There’s not much color yet — only a few yellowish leaves on the sycamores, some swirls of orange on an occasional maple, and the odd rusty hickory or two along the fencerow.
The color before the color — though Virginia creeper and sumac will do their best to prove this wrong. But the real show, those woodlands all decked out in their multicolored hues, are nearly a month away.
We’ve had a lot of rain this summer. And now that autumn has taken its place, the local landscape is still surprising green. Not verdant, mind you — but a sort of faded, anemic green that rather belies any start of fall.
Here along the river the local squirrels seem busier. They’re up early to inspect the feeder and chase away the jays.
A month ago I’d step onto the porch and spot one of them stretched on a comfortable limb, fluffy tail dangling in the breeze, while the owner enjoyed a snooze in the warm sun. But their waking hours are now ruled by a new-found work ethic.
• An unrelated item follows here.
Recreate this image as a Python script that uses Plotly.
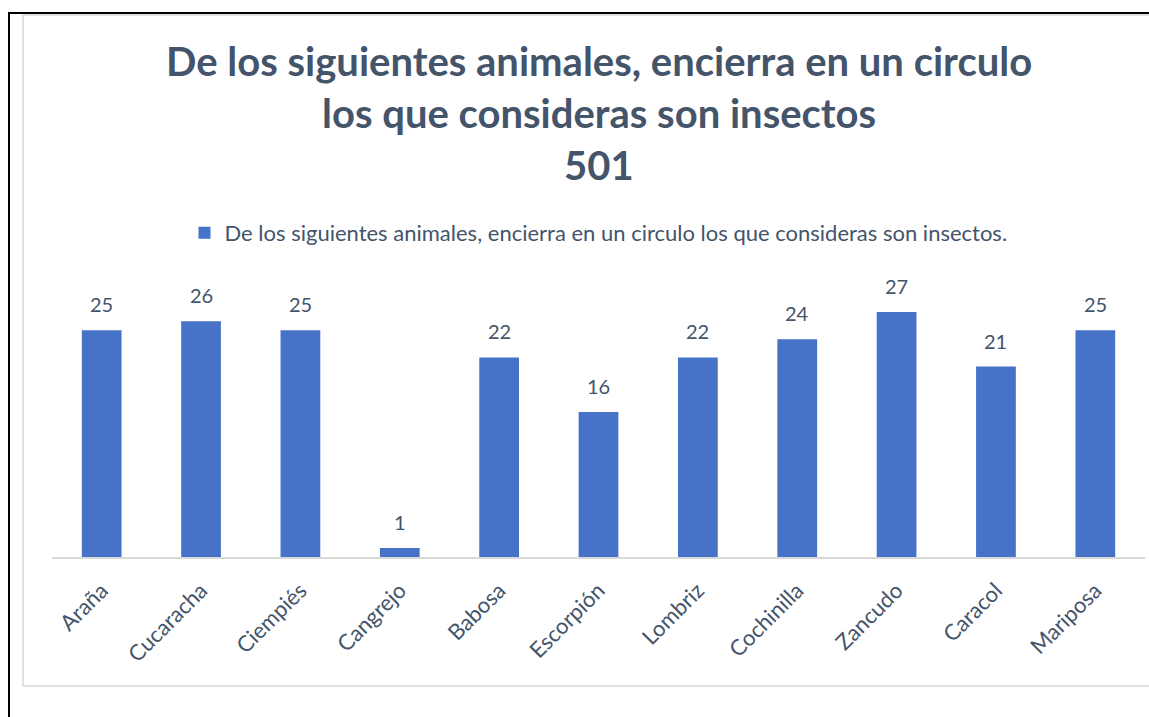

Treetop commutes appear hurried. They have places to go, things to do—vital squirrel business which needs immediate attention. I watched several busily giving their nests in various hollow sycamore limbs and trunks a layer of fresh insulation — mostly dried grass or leaves.
Seeing them so engaged and busy, I couldn’t help but glance over at my woodpile and the stack of logs still needing to be cut and split for firewood. Then I’d feel guilty.
I already have several cords stacked and dried — but probably not enough to see us through winter. Those confounded squirrels keep reminding me that summer’s lazy days are definitely history.
Autumn is usually viewed as a time of harvest and fulfillment, of finishing up, putting things in order, making sure you’re comfortable and ready for that cold white pause of winter.
The natural perspective seems much the same — autumn is the achievement of spring and summer. A contented bow to a job well done.
But it’s also a time of newness. The new migratory journey awaiting spring’s fledglings. The new job of sustenance hunting for March’s fox pups. New antler stubs on the spike buck. Plus those tangy new windfall apples under a gnarly old tree, which will soon change to a new leaf color.
The newness of maturity.
The newness of life ongoing.
Tomorrow night, weather permitting, the full Harvest Moon will grace the sky. Not so long ago, when a countryman needed all the time he could muster for gathering in crops, this storied moon provided a silvery sky lantern, allowing workers to spend those necessary extra hours tending their fields.
The seasons have changed. Summer became autumn. But in the end, seasons — like people — must stand and be judged on their individual merits.
Will this year be a great one for leaf color … or merely average? Will the mild weather continue into October, or even November? And how much longer will crickets keep serenading the darkness before a heavy frost stills their raspy chirrups for another year?
Like always, we can only wait and see, assuming nothing. Though I do know I’d better get that woodpile worked.